My best answer would be to always provide the raw data (raw value) so the end user could try to figure it out. The values are often vendor specific and subject to their interpretation.

Re: Another useless data recovery toy?

January 16th, 2025, 0:24

This is just one case (Toshiba MQ01ACF050) which demonstrates why one cannot rely on interpretations of SMART reports by any SMART tool:

https://forums.tomshardware.com/threads/toshiba-mq01acf050-has-high-udma-error-count-c7-and-high-write-error-rate-c8.3823356/#post-23119437

In this case UDMA_CRC_Error_Count is actually a Seek Error Rate attribute, and Multi_Zone_Error_Rate appears to be counting the number of times that the drive switches between serpentine zones. But the user and I did not have the benefit of any documentation. Instead, we worked this out by experimenting.

Re: Another useless data recovery toy?

January 16th, 2025, 7:28

Hooray! S.M.A.R.T. status is implemented. Attributes values are the same as in CrystalDiskInfo.
2025-01-16 21-21-17.png


From this moment MiniAHCI kernel module and QMiniAHCIDevice library are completed. Both placed to my GitHub: https://github.com/aekhv

Re: Another useless data recovery toy?

January 16th, 2025, 8:47

I would report big-endian raw values rather than little-endian. Little-endian would confuse people.

Re: Another useless data recovery toy?

January 16th, 2025, 9:27

in this form, eg raw bytes, i think this order is better. Few systems use BE natively, for those who are consumers of such info it is trivial it is LE.
i also hate when some prog is written to group like 2 or 4 bytes together and it is just the same order as they were, ie LE but looks like a 16 or 32bit number. That's what i would call confusing.
I would omit the colons tho, the numbers look like MAC addresses :D (yeah, those are 6 bytes only)

Re: Another useless data recovery toy?

January 16th, 2025, 14:22

pepe wrote:in this form, eg raw bytes, i think this order is better. Few systems use BE natively, for those who are consumers of such info it is trivial it is LE.

Ordinary people "consume" SMART info. Data recovery people hardly ever use it, I would think. Perhaps the OP could provide an LE/BE toggle -- LE for you and him, and BE for the rest of us. ;-)

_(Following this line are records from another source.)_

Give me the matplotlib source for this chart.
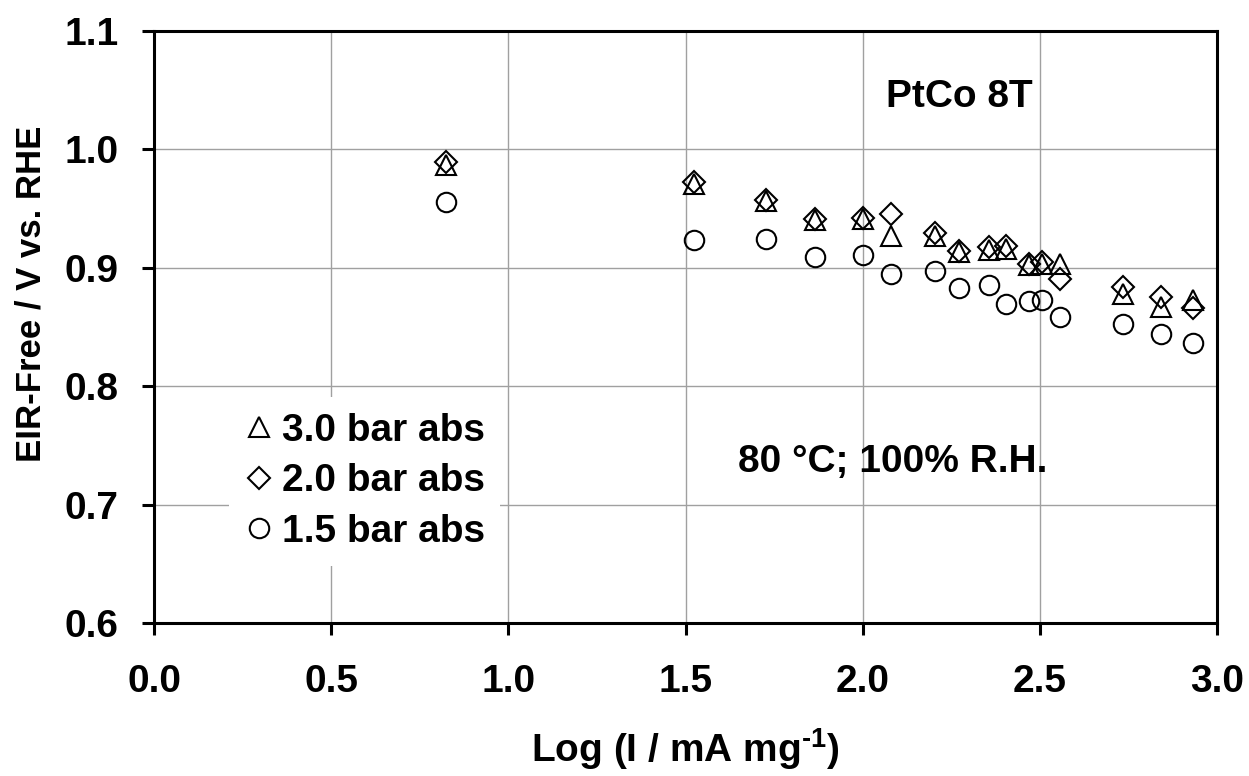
import numpy as np
import matplotlib.pyplot as plt

plt.rcParams['font.family'] = ['Liberation Sans', 'DejaVu Sans']
plt.rcParams['font.weight'] = 'bold'
plt.rcParams['mathtext.fontset'] = 'custom'
plt.rcParams['mathtext.rm'] = 'Liberation Sans:bold'
plt.rcParams['mathtext.bf'] = 'Liberation Sans:bold'

# log current (x) shared by all three series
log_i = [0.824, 1.524, 1.727, 1.866, 2.001, 2.080, 2.204, 2.272, 2.357,
         2.405, 2.469, 2.506, 2.557, 2.734, 2.843, 2.932]

# IR-free potential, V vs RHE
v_30bar = [0.987, 0.971, 0.956, 0.940, 0.941, 0.927, 0.927, 0.913, 0.915,
           0.916, 0.902, 0.903, 0.903, 0.878, 0.867, 0.873]
v_20bar = [0.989, 0.972, 0.957, 0.941, 0.942, 0.945, 0.929, 0.914, 0.917,
           0.918, 0.903, 0.905, 0.890, 0.884, 0.875, 0.866]
v_15bar = [0.955, 0.923, 0.924, 0.909, 0.911, 0.895, 0.897, 0.883, 0.885,
           0.869, 0.872, 0.873, 0.858, 0.852, 0.844, 0.836]

fig = plt.figure(figsize=(12.49, 7.76), dpi=100)
ax = fig.add_axes([0.1233, 0.1972, 0.8511, 0.7632])

mk = dict(linestyle='none', markerfacecolor='none', markeredgecolor='black',
          markeredgewidth=1.5)
ax.plot(log_i, v_30bar, marker='^', markersize=14, label='3.0 bar abs', **mk)
ax.plot(log_i, v_20bar, marker='D', markersize=11.5, label='2.0 bar abs', **mk)
ax.plot(log_i, v_15bar, marker='o', markersize=14, label='1.5 bar abs', **mk)

ax.set_xlim(0, 3.0)
ax.set_ylim(0.6, 1.1)
ax.set_xticks(np.arange(0, 3.01, 0.5))
ax.set_yticks(np.arange(0.6, 1.101, 0.1))
ax.xaxis.set_major_formatter(plt.FormatStrFormatter('%.1f'))
ax.yaxis.set_major_formatter(plt.FormatStrFormatter('%.1f'))
ax.grid(True, color='#a0a0a0', linewidth=1.0)
ax.set_axisbelow(True)

for s in ax.spines.values():
    s.set_linewidth(2.2)
ax.tick_params(direction='out', length=8.5, width=2.2, labelsize=28)
ax.tick_params(axis='x', pad=21)
ax.tick_params(axis='y', pad=17)

ax.set_xlabel('Log (I / mA mg$^{\\text{-1}}$)', fontsize=28, fontweight='bold', labelpad=19)
ax.set_ylabel('EIR-Free / V vs. RHE', fontsize=25, fontweight='bold')
ax.yaxis.set_label_coords(-0.100, 0.555)

ax.text(2.273, 1.044, 'PtCo 8T', fontsize=28, fontweight='bold', ha='center', va='center')
ax.text(2.084, 0.736, '80 \u00b0C; 100% R.H.', fontsize=28, fontweight='bold', ha='center', va='center')

leg = ax.legend(loc='upper left', bbox_to_anchor=(0.0706, 0.3816), fontsize=28,
                frameon=True, edgecolor='none', facecolor='white', framealpha=1,
                handlelength=0.75, handletextpad=0.2, labelspacing=0.38,
                borderpad=0.4, borderaxespad=0, fancybox=False)
for t in leg.get_texts():
    t.set_fontweight('bold')

plt.savefig('out.png', dpi=100)
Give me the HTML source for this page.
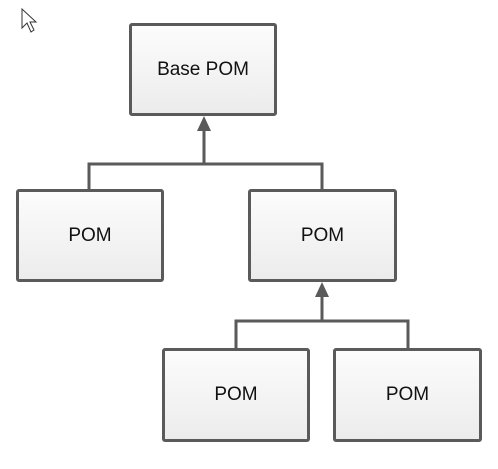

Re: Another useless data recovery toy?

January 16th, 2025, 21:47

Relax guys, this is just a basic test application to demonstrate library's features. :roll:

By the way, it's time to think about clone application. The best example for me is PC-3000 Data Extractor, so I'll be moving in that direction.

Re: MiniNVMe and MiniAHCI kernel modules for Linux

January 17th, 2025, 7:37

Dmitry was so kind to rename this topic's name. :D

Re: MiniNVMe and MiniAHCI kernel modules for Linux

January 18th, 2025, 7:14

A little history lesson. Five years ago, in 2020, I already did a simple Parallel ATA reader with clone application. The reader device was based on Arduino DUE (Atmel SAM3X8E chip). Unfortunately it's not supports UltraDMA transfer mode, only PIO mode was available (3 MB/sec max).
arduindo-due-reader-11.jpg

arduindo-due-reader-22.jpg

The clone application was named Easy-Reader. And the video of course:
https://rutube.ru/video/9913748b63d7258da382d27d81e7760c/
https://rutube.ru/video/f75a529e31bdc712a3184fa4959ed009/
https://rutube.ru/video/ba6a718e5811a45304d3be95c785dbaa/

I also experimented a lot with FPGA-based readers, but I was completely disappointed in this. It's too complicated devices. Now the perfect solution has been found: it's a regular AHCI/NVMe controller and the alternative driver.

Re: MiniNVMe and MiniAHCI kernel modules for Linux

March 30th, 2025, 2:22

MiniNVMe driver for Windows? Hm... Actually why not? In progress... 8)
2025-03-30_16-08-36.png

Re: MiniNVMe and MiniAHCI kernel modules for Linux

April 2nd, 2025, 4:51

The Easy Reader seems very impressive.
Are you going to "add" it to the NVME system? Will it also work with regular HDD?